Вошёл молодой человек в чёрном траурном элегантном костюме. Сходство с отцом меня поразило. Правда, лицо Серёжи было более мужественное, рот резче очерчен, вся осанка более твёрдая, и в лице не было ускользающих выражений и гримас.
— Жаль, что сына друга моей юности мне приходится первый раз видеть при таких печальных обстоятельствах. Я сожалею. Я никогда не знала, что у него был в Москве сын. Только в наш прощальный вечер он сказал, что приехал вместе с сыном в Бостон. Он всю свою жизнь окружал тайнами, загадками, вопросами. У меня были сложные с ним отношения. В Игоре были непримиримые противоречия.

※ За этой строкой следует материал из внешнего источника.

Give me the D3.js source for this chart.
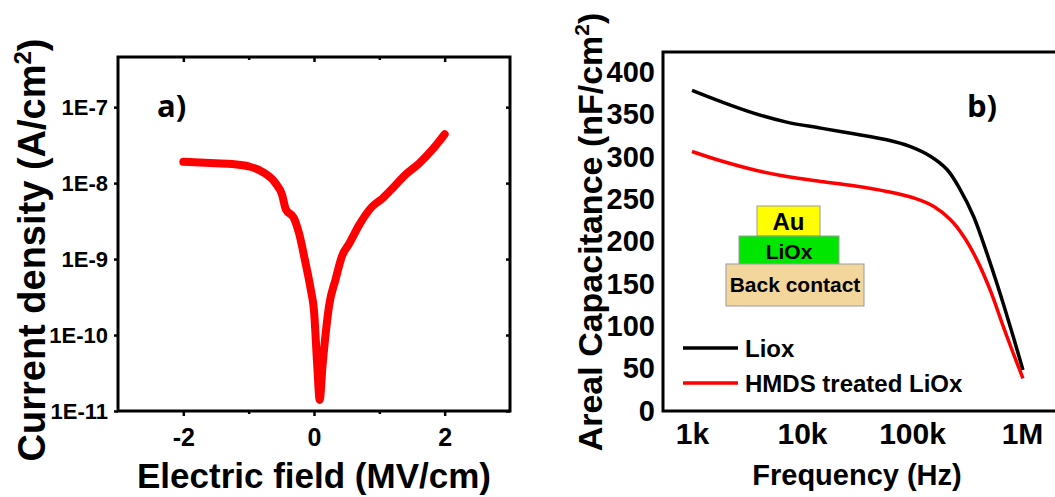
<!DOCTYPE html>
<html>
<head>
<meta charset="utf-8">
<script src="https://cdn.jsdelivr.net/npm/d3@7"></script>
<style>
  body { margin: 0; background: #fff; }
  svg { display: block; font-family: "Liberation Sans", Arial, sans-serif; }
</style>
</head>
<body>
<svg id="chart" width="1055" height="497"></svg>
<script>
// panel a: J-E curve (field in MV/cm, current density in A/cm^2)
const fieldA = [-2.0, -1.51, -1.25, -1.0, -0.79, -0.59, -0.49, -0.43, -0.31, -0.23, -0.13, -0.05, 0.0, 0.05, 0.087,
                0.13, 0.18, 0.23, 0.33, 0.43, 0.54, 0.69, 0.89, 1.05, 1.2, 1.4, 1.61, 1.81, 2.0];
const currentA = [1.91e-8, 1.82e-8, 1.78e-8, 1.66e-8, 1.41e-8, 1.0e-8, 7.1e-9, 4.5e-9, 3.5e-9, 2.2e-9, 8.9e-10, 4.0e-10, 2.1e-10, 3.9e-11, 1.4e-11,
                  3.9e-11, 1.07e-10, 2.4e-10, 5.4e-10, 1.1e-9, 1.6e-9, 2.8e-9, 4.9e-9, 6.3e-9, 8.5e-9, 1.29e-8, 1.82e-8, 2.75e-8, 4.4e-8];
const yTicksA = [1e-7, 1e-8, 1e-9, 1e-10, 1e-11];
const yTickLabelsA = ["1E-7", "1E-8", "1E-9", "1E-10", "1E-11"];
const xMajorA = [-2, 0, 2];
const xMinorA = [-1, 1];

// panel b: areal capacitance vs frequency
const freqLiox = [1000, 1810, 3630, 7240, 14800, 29500, 58900, 95500, 148000, 209000, 275000, 363000, 479000, 631000, 832000, 1020000];
const capLiox  = [378.6, 365.6, 351.8, 341.2, 334.1, 327.4, 320.3, 312.5, 300.6, 284.9, 261.2, 229.7, 186.4, 139.1, 87.9, 48.5];
const freqHmds = [1000, 1820, 3630, 7240, 14800, 29500, 58900, 105000, 158000, 224000, 295000, 389000, 513000, 676000, 832000, 1020000];
const capHmds  = [306.5, 295.5, 284.9, 277, 271.1, 266, 259.3, 251.4, 241.5, 225.8, 206.1, 178.5, 143, 99.7, 68.2, 38.6];
const yTicksB = [0, 50, 100, 150, 200, 250, 300, 350, 400];
const xTicksB = [1e3, 1e4, 1e5, 1e6];
const xTickLabelsB = ["1k", "10k", "100k", "1M"];
const legendNames = ["Liox", "HMDS treated LiOx"];
const legendColors = ["#000000", "#ff0000"];

// inset device stack
const stackLayers = ["Au", "LiOx", "Back contact"];
const stackColors = ["#ffff00", "#00e600", "#f3d69c"];

const svg = d3.select("#chart");
const bold = "bold";

// ---------- panel a ----------
const xA = d3.scaleLinear().domain([-3, 3]).range([118, 510]);
const yA = d3.scaleLog().domain([1e-11, Math.pow(10, -6.34)]).range([411, 57]);

const gA = svg.append("g");

function styleAxis(g, size) {
  g.select(".domain").remove();
  g.selectAll("line").attr("stroke", "#000").attr("stroke-width", 2.5);
  g.selectAll("text")
    .attr("font-family", "'Liberation Sans', Arial, sans-serif")
    .attr("font-weight", bold)
    .attr("font-size", size)
    .attr("fill", "#000");
}

// left ticks (outward) with labels
gA.append("g")
  .attr("transform", `translate(${xA.range()[0]},0)`)
  .call(d3.axisLeft(yA).tickValues(yTicksA).tickSize(4).tickPadding(6)
    .tickFormat((d, i) => yTickLabelsA[i]))
  .call(g => styleAxis(g, 22));

// right ticks (inward)
gA.append("g")
  .attr("transform", `translate(${xA.range()[1]},0)`)
  .call(d3.axisLeft(yA).tickValues(yTicksA).tickSize(4).tickFormat(""))
  .call(g => styleAxis(g, 22));

// bottom ticks (outward) with labels
gA.append("g")
  .attr("transform", `translate(0,${yA.range()[0]})`)
  .call(d3.axisBottom(xA).tickValues(xMajorA).tickSize(5).tickPadding(12)
    .tickFormat(d => String(d)))
  .call(g => styleAxis(g, 25));
gA.append("g")
  .attr("transform", `translate(0,${yA.range()[0]})`)
  .call(d3.axisBottom(xA).tickValues(xMinorA).tickSize(3).tickFormat(""))
  .call(g => styleAxis(g, 25));

// top ticks (inward)
gA.append("g")
  .attr("transform", `translate(0,${yA.range()[1]})`)
  .call(d3.axisBottom(xA).tickValues(xMajorA).tickSize(5).tickFormat(""))
  .call(g => styleAxis(g, 25));
gA.append("g")
  .attr("transform", `translate(0,${yA.range()[1]})`)
  .call(d3.axisBottom(xA).tickValues(xMinorA).tickSize(3).tickFormat(""))
  .call(g => styleAxis(g, 25));

// frame
gA.append("rect")
  .attr("x", xA.range()[0]).attr("y", yA.range()[1])
  .attr("width", xA.range()[1] - xA.range()[0])
  .attr("height", yA.range()[0] - yA.range()[1])
  .attr("fill", "none").attr("stroke", "#000").attr("stroke-width", 3);

const lineA = d3.line()
  .curve(d3.curveMonotoneX)
  .x((d, i) => xA(fieldA[i]))
  .y(d => yA(d));

gA.append("path")
  .datum(currentA)
  .attr("d", lineA)
  .attr("fill", "none")
  .attr("stroke", "#ff0000")
  .attr("stroke-width", 8)
  .attr("stroke-linecap", "round")
  .attr("stroke-linejoin", "round");

gA.append("text")
  .attr("x", 157).attr("y", 117)
  .attr("font-family", "'Open Sans', sans-serif")
  .attr("font-weight", bold).attr("font-size", 31)
  .text("a)");

gA.append("text")
  .attr("x", 314).attr("y", 488)
  .attr("text-anchor", "middle")
  .attr("font-weight", bold).attr("font-size", 35)
  .text("Electric field (MV/cm)");

const titleA = gA.append("text")
  .attr("transform", "translate(45,250) rotate(-90)")
  .attr("text-anchor", "middle")
  .attr("font-weight", bold).attr("font-size", 38);
titleA.append("tspan").text("Current density (A/cm");
titleA.append("tspan").attr("font-size", 24).attr("dy", -14).text("2");
titleA.append("tspan").attr("dy", 14).text(")");

// ---------- panel b ----------
const xB = d3.scaleLog().domain([Math.pow(10, 2.736), Math.pow(10, 6.6)]).range([663, 1088]);
const yB = d3.scaleLinear().domain([0, 424]).range([411, 52]);

const gB = svg.append("g");

gB.append("g")
  .attr("transform", `translate(${xB.range()[0]},0)`)
  .call(d3.axisLeft(yB).tickValues(yTicksB).tickSize(0).tickPadding(8)
    .tickFormat(d3.format("d")))
  .call(g => styleAxis(g, 29));

gB.append("g")
  .attr("transform", `translate(0,${yB.range()[0]})`)
  .call(d3.axisBottom(xB).tickValues(xTicksB).tickSize(0).tickPadding(12)
    .tickFormat((d, i) => xTickLabelsB[i]))
  .call(g => styleAxis(g, 30));

gB.append("rect")
  .attr("x", xB.range()[0]).attr("y", yB.range()[1])
  .attr("width", xB.range()[1] - xB.range()[0])
  .attr("height", yB.range()[0] - yB.range()[1])
  .attr("fill", "none").attr("stroke", "#000").attr("stroke-width", 3);

const seriesB = [
  { name: legendNames[0], color: legendColors[0], f: freqLiox, c: capLiox },
  { name: legendNames[1], color: legendColors[1], f: freqHmds, c: capHmds }
];

seriesB.forEach(s => {
  const line = d3.line()
    .curve(d3.curveCatmullRom.alpha(0.5))
    .x((d, i) => xB(s.f[i]))
    .y(d => yB(d));
  gB.append("path")
    .datum(s.c)
    .attr("d", line)
    .attr("fill", "none")
    .attr("stroke", s.color)
    .attr("stroke-width", 3.5);
});

// legend
const legend = gB.append("g").attr("transform", "translate(683,348)");
seriesB.forEach((s, i) => {
  const yOff = i * 35;
  legend.append("line")
    .attr("x1", 0).attr("x2", 55)
    .attr("y1", yOff).attr("y2", yOff)
    .attr("stroke", s.color).attr("stroke-width", 3.5);
  legend.append("text")
    .attr("x", 62).attr("y", yOff + 9)
    .attr("font-weight", bold).attr("font-size", 24)
    .text(s.name);
});

// inset stack
const stackBoxes = [
  { x: 757, y: 206, w: 63, h: 30, size: 24, base: 230 },
  { x: 739, y: 236, w: 100, h: 28, size: 21, base: 259 },
  { x: 726, y: 264, w: 138, h: 42, size: 21, base: 292 }
];
stackBoxes.forEach((b, i) => {
  gB.append("rect")
    .attr("x", b.x).attr("y", b.y)
    .attr("width", b.w).attr("height", b.h)
    .attr("fill", stackColors[i])
    .attr("stroke", "#9a9a9a").attr("stroke-width", 1);
  gB.append("text")
    .attr("x", b.x + b.w / 2).attr("y", b.base)
    .attr("text-anchor", "middle")
    .attr("font-weight", bold).attr("font-size", b.size)
    .text(stackLayers[i]);
});

gB.append("text")
  .attr("x", 967).attr("y", 117)
  .attr("font-family", "'Open Sans', sans-serif")
  .attr("font-weight", bold).attr("font-size", 31)
  .text("b)");

gB.append("text")
  .attr("x", 857).attr("y", 485)
  .attr("text-anchor", "middle")
  .attr("font-weight", bold).attr("font-size", 29)
  .text("Frequency (Hz)");

const titleB = gB.append("text")
  .attr("transform", "translate(602,232) rotate(-90)")
  .attr("text-anchor", "middle")
  .attr("font-weight", bold).attr("font-size", 34);
titleB.append("tspan").text("Areal Capacitance (nF/cm");
titleB.append("tspan").attr("font-size", 21).attr("dy", -13).text("2");
titleB.append("tspan").attr("dy", 13).text(")");
</script>
</body>
</html>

В нем были все преступные истины и все космические. Его окружал искрящийся, расточительный талант, сила и быстрота которого многих пугала и отталкивала, а некоторых жутко притягивала, но через некоторое время опять же отбрасывала, и он оставался без любви самых страстных его поклонников. Он приобретал новых, и они опять попадали в цикл вращательного движения вокруг него и, покрутившись, кто сколько выдерживал, вылетали, убегали, отходили, унося самые противоречивые суждения. Как видите, Серёжа, у него никого не осталось, никто из его жён, поклонниц и возлюбленных не хочет устраивать его похорон и поминок. Это всё до неприятного предсказуемо. Как он вас нашёл?